The women had attended each other's medical appointments during the pregnancies and were both present at the births, court records say. Both women nursed all three babies, chose their first names and gave them hyphenated last names.

Emily cared for the children while Elisa worked. Elisa provided medical coverage and listed all three as dependents on her income tax forms.

The birth of three children so close in time and the special needs of one of them eventually strained the relationship.

"It was extraordinarily stressful," Emily said. "I had two children in ICU, she had a 4-month-old baby, I found out my son had a hole in his heart and Down syndrome. ... All of us breastfeeding. ... Our life wasn't the picture I believe she wanted it to be."

In 1999, after six years together, Elisa packed up the car in front of their home, put her son, who was nearly 2, in his car seat and moved back to San Francisco. She helped Emily financially until May 2001, when contact and money were cut off.

Emily eventually applied to El Dorado County for welfare benefits, and the county tried to make Elisa pay child support. The Court of Appeal said no.

"Because Elisa is not the twins' natural mother and because for obvious reasons she is not their father, she does not have any of the rights and privileges of a parent," a three-member panel ruled May 20. Without those rights, she also does not have the obligations, the judges said.

Both the county and state Attorney General Bill Lockyer have asked the high court to review the case.

In a case involving a man and a woman who each brought children into a marriage, both partners would be responsible for all the children if they later split up.

Rights, responsibilities

"As a matter of public policy, same-sex couples should have the same financial responsibilities toward the children they bring into this world as those of opposite-sex couples," Lockyer said when he intervened.

In K.M.'s case, the courts never ruled on the children's welfare. Instead, the judges said they were bound by precedent to determine who was the intended parent when the twins were conceived.

K.M.'s former partner has said she did not intend to give K.M. parental rights. She did not want to have custody problems if they split up. She said K.M. understood.

"Nothing impairs lesbians and gay men from becoming joint parents by agreement," said Diana E. Richmond, the lawyer for the birth mother. "It is just that these two women made a different agreement."

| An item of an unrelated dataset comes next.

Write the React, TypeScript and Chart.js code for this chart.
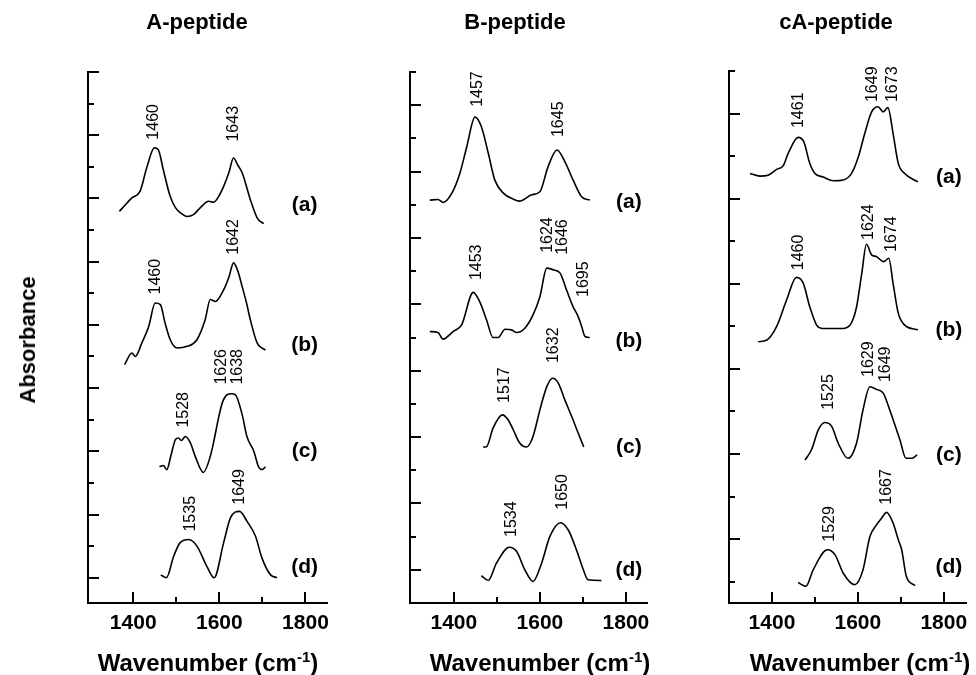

K.M. denies that she ever intended to be a mere donor. Her lawyer, Jill Hersh, argues that intent at conception should not determine parenthood.

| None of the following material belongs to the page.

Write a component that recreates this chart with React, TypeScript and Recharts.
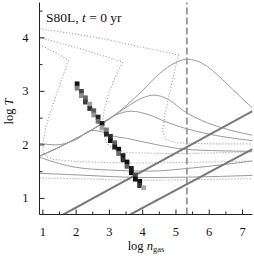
import { ComposedChart, Line, Scatter, XAxis, YAxis, ReferenceLine } from 'recharts';

const SERIF = '"Liberation Serif", "DejaVu Serif", serif';
const FRAME = '#222';
const THIN = '#999';
const THICK = '#7a7a7a';
const DOTTED = '#999';

const X_TICKS = [1, 1.5, 2, 2.5, 3, 3.5, 4, 4.5, 5, 5.5, 6, 6.5, 7];
const Y_TICKS = [1, 1.5, 2, 2.5, 3, 3.5, 4, 4.5];
const DENSITY_THRESHOLD = 5.33;

// equilibrium curves (solid)
const eq1 = [[0.9, 1.79], [1.5, 1.96], [2.0, 2.12], [2.5, 2.29], [3.0, 2.49], [3.5, 2.73], [4.0, 3.02], [4.5, 3.33], [5.0, 3.54], [5.35, 3.6], [5.8, 3.52], [6.4, 3.22], [7.0, 2.86], [7.3, 2.69]];
const eq2 = [[0.9, 1.79], [1.5, 1.96], [2.0, 2.12], [2.5, 2.29], [3.0, 2.48], [3.5, 2.7], [4.0, 2.88], [4.33, 2.93], [4.8, 2.84], [5.22, 2.64], [5.8, 2.45], [6.43, 2.31], [7.0, 2.22], [7.3, 2.18]];
const eq3 = [[0.9, 1.79], [1.5, 1.96], [2.0, 2.12], [2.5, 2.29], [2.8, 2.42], [3.2, 2.56], [3.65, 2.63], [4.2, 2.56], [4.7, 2.43], [5.22, 2.32], [6.0, 2.2], [7.3, 2.08]];
const eq4 = [[0.9, 2.03], [1.4, 2.0], [2.0, 2.1], [2.47, 2.27], [2.8, 2.24], [3.03, 2.18], [3.54, 2.12], [4.53, 1.99], [5.25, 1.92], [6.3, 1.89], [7.3, 1.88]];
const eq5 = [[0.9, 1.77], [1.5, 1.65], [2.0, 1.58], [3.0, 1.53], [4.17, 1.51], [5.5, 1.57], [7.3, 1.7]];
const eq6 = [[0.9, 1.47], [2.0, 1.44], [3.0, 1.41], [4.17, 1.39], [5.5, 1.4], [7.3, 1.43]];

// constant Jeans-mass lines (thick)
const jeans1 = [[1.62, 0.7], [7.3, 2.63]];
const jeans2 = [[3.63, 0.7], [7.3, 1.92]];

// cooling tracks (dotted)
const trackA = [[0.9, 4.17], [2.0, 4.07], [3.0, 3.96], [3.63, 3.87], [4.5, 3.76], [5.07, 3.68], [4.95, 3.35], [4.8, 2.95], [4.68, 2.6], [4.6, 2.26], [4.7, 2.1], [5.0, 2.04], [6.0, 2.02], [7.3, 2.02]];
const trackB = [[0.9, 4.01], [2.0, 3.82], [3.0, 3.63], [3.4, 3.55], [3.2, 3.3], [3.0, 3.0], [2.86, 2.7], [2.8, 2.45], [2.82, 2.27], [2.9, 2.05], [3.1, 1.92], [3.43, 1.86], [4.5, 1.84], [5.5, 1.84], [7.3, 1.87]];
const trackC = [[0.9, 3.87], [1.4, 3.72], [1.77, 3.58], [1.55, 3.2], [1.3, 2.75], [1.1, 2.35], [1.0, 2.0], [1.02, 1.85], [1.15, 1.77], [1.3, 1.73], [2.0, 1.69], [3.0, 1.67], [4.0, 1.66], [5.0, 1.67], [6.0, 1.68], [7.3, 1.7]];
const trackD = [[0.9, 1.38], [2.0, 1.37], [3.0, 1.35], [4.17, 1.34], [5.5, 1.35], [7.3, 1.37]];

// particle distribution cells: [log n, log T, relative density]
const cells = [
  [2.03, 3.14, 0.95], [2.03, 3.06, 0.45],
  [2.16, 3.0, 0.7], [2.16, 2.92, 0.4],
  [2.28, 2.88, 0.55], [2.28, 2.8, 0.75],
  [2.41, 2.76, 0.3], [2.41, 2.68, 0.8],
  [2.53, 2.64, 0.6], [2.53, 2.56, 0.35],
  [2.66, 2.52, 0.85], [2.66, 2.44, 0.5],
  [2.78, 2.4, 0.9], [2.78, 2.32, 0.3],
  [2.91, 2.28, 0.45], [2.91, 2.2, 0.85],
  [3.03, 2.16, 0.8], [3.03, 2.08, 0.95],
  [3.16, 2.04, 0.6], [3.16, 1.96, 0.9],
  [3.28, 1.92, 0.95], [3.28, 1.84, 0.55],
  [3.41, 1.8, 0.9], [3.41, 1.72, 0.8],
  [3.53, 1.68, 0.95], [3.53, 1.6, 0.6],
  [3.66, 1.56, 0.9], [3.66, 1.48, 0.95],
  [3.78, 1.44, 0.7], [3.78, 1.36, 0.95],
  [3.91, 1.32, 0.95], [3.91, 1.24, 0.8],
  [4.03, 1.2, 0.25],
];

const pts = (arr: number[][]) => arr.map(([x, y]) => ({ x, y }));
const cellData = cells.map(([x, y, v]) => ({ x, y, v }));

const gray = (v: number) => {
  const c = Math.round(225 - v * 220);
  return `rgb(${c},${c},${c})`;
};

const CellShape = (p: any) => (
  <rect x={p.cx - 2.4} y={p.cy - 2.4} width={4.8} height={4.8} fill={gray(p.payload.v)} />
);

const isMajor = (v: number) => Number.isInteger(v);

const BottomTick = ({ x, y, payload }: any) => (
  <g>
    <line x1={x} x2={x} y1={y} y2={y - (isMajor(payload.value) ? 5 : 3)} stroke={FRAME} />
    {isMajor(payload.value) && (
      <text x={x} y={y + 21} textAnchor="middle" fontFamily={SERIF} fontSize={12.5} fill="#111">
        {payload.value}
      </text>
    )}
  </g>
);

const TopTick = ({ x, y, payload }: any) => (
  <line x1={x} x2={x} y1={y} y2={y + (isMajor(payload.value) ? 5 : 3)} stroke={FRAME} />
);

const LeftTick = ({ x, y, payload }: any) => (
  <g>
    <line x1={x} x2={x + (isMajor(payload.value) ? 5 : 3)} y1={y} y2={y} stroke={FRAME} />
    {isMajor(payload.value) && (
      <text x={x - 11} y={y + 4} textAnchor="end" fontFamily={SERIF} fontSize={12.5} fill="#111">
        {payload.value}
      </text>
    )}
  </g>
);

const RightTick = ({ x, y, payload }: any) => (
  <line x1={x} x2={x - (isMajor(payload.value) ? 5 : 3)} y1={y} y2={y} stroke={FRAME} />
);

const XLabel = ({ viewBox }: any) => (
  <text x={viewBox.x + viewBox.width / 2} y={viewBox.y + 35} textAnchor="middle" fontFamily={SERIF} fontSize={12.5} fill="#111">
    log <tspan fontStyle="italic">n</tspan>
    <tspan fontSize={8.5} dy={2.5}>gas</tspan>
  </text>
);

// y-axis title plus the panel title in the upper-left corner of the plot
const YLabel = ({ viewBox }: any) => {
  const cx = 13;
  const cy = viewBox.y + 109;
  const left = viewBox.x + viewBox.width;
  return (
    <g>
      <text x={cx} y={cy} transform={`rotate(-90, ${cx}, ${cy})`} textAnchor="middle" fontFamily={SERIF} fontSize={12.5} fill="#111">
        log <tspan fontStyle="italic">T</tspan>
      </text>
      <text x={left + 6.5} y={viewBox.y + 19.5} fontFamily={SERIF} fontSize={13.5} fill="#111">
        S80L, <tspan fontStyle="italic">t</tspan> = 0 yr
      </text>
    </g>
  );
};

const solid = [eq1, eq2, eq3, eq4, eq5, eq6];
const thick = [jeans1, jeans2];
const dotted = [trackA, trackB, trackC, trackD];

export default function App() {
  return (
    <div style={{ position: 'absolute', left: 0, top: 0 }}>
      <ComposedChart width={254} height={258} margin={{ top: 2.5, right: 1.5, bottom: 0, left: 0 }}>
        <XAxis
          dataKey="x"
          type="number"
          domain={[0.9, 7.3]}
          allowDataOverflow
          ticks={X_TICKS}
          interval={0}
          height={43.5}
          tickSize={0}
          tickMargin={0}
          tickLine={false}
          axisLine={{ stroke: FRAME }}
          tick={BottomTick}
          label={{ content: XLabel }}
        />
        <XAxis
          xAxisId="top"
          orientation="top"
          type="number"
          domain={[0.9, 7.3]}
          allowDataOverflow
          ticks={X_TICKS}
          interval={0}
          height={0}
          tickSize={0}
          tickMargin={0}
          tickLine={false}
          axisLine={{ stroke: FRAME }}
          tick={TopTick}
        />
        <YAxis
          type="number"
          domain={[0.7, 4.66]}
          allowDataOverflow
          ticks={Y_TICKS}
          interval={0}
          width={39.5}
          tickSize={0}
          tickMargin={0}
          tickLine={false}
          axisLine={{ stroke: FRAME }}
          tick={LeftTick}
          label={{ content: YLabel }}
        />
        <YAxis
          yAxisId="right"
          orientation="right"
          type="number"
          domain={[0.7, 4.66]}
          allowDataOverflow
          ticks={Y_TICKS}
          interval={0}
          width={0}
          tickSize={0}
          tickMargin={0}
          tickLine={false}
          axisLine={{ stroke: FRAME }}
          tick={RightTick}
        />
        <ReferenceLine x={DENSITY_THRESHOLD} stroke="#444" strokeDasharray="7 3" />
        {dotted.map((d, i) => (
          <Line key={`d${i}`} data={pts(d)} dataKey="y" type="linear" stroke={DOTTED} strokeWidth={1.1} strokeDasharray="1 2" dot={false} isAnimationActive={false} />
        ))}
        {solid.map((d, i) => (
          <Line key={`s${i}`} data={pts(d)} dataKey="y" type="monotone" stroke={THIN} strokeWidth={1} dot={false} isAnimationActive={false} />
        ))}
        {thick.map((d, i) => (
          <Line key={`t${i}`} data={pts(d)} dataKey="y" type="linear" stroke={THICK} strokeWidth={2} dot={false} isAnimationActive={false} />
        ))}
        <Scatter data={cellData} dataKey="y" shape={CellShape} isAnimationActive={false} />
      </ComposedChart>
    </div>
  );
}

"We know there are millions of men out there who are treated as fathers who never intended to be," she said. What should count, Hersh argues, is how the couple act after the children are born.

The two women and the children had lived and acted as a two-parent family, K.M. says. The couple exchanged rings and gave the twins their mothers' names as middle names. K.M. said she did the night feedings when her partner went back to work, bought the girls clothes and shared decision-making over schools and where the family would live.

E.G., who earned more than K.M., paid more of the girls' expenses, but not all. Both women were listed as mothers on school and medical records and both attended school conferences.

The girls called their birth mother "Mama" and K.M. "Boss" or "Mama Boss." They called K.M.'s parents "Granny" and "Papa."

For years, the two women did not tell anyone, including the children, that K.M. was their genetic mother. But K.M. wanted to end the secret, and the issue became a point of stress that helped lead to their breakup.

Around the time the twins turned 5, K.M. revealed the secret -- against the birth mother's wishes, according to Richmond.

"I told them that some people have a mom and dad and some people have two moms," K.M. said. "They asked how did it happen? ... I told them that they came from my eggs that grew in (their birth mother.) They were like, 'Wow!'"

E.G. and the girls now live in Boston. K.M. said that the gifts she had sent the girls had been returned and that she had not been permitted to visit them since February.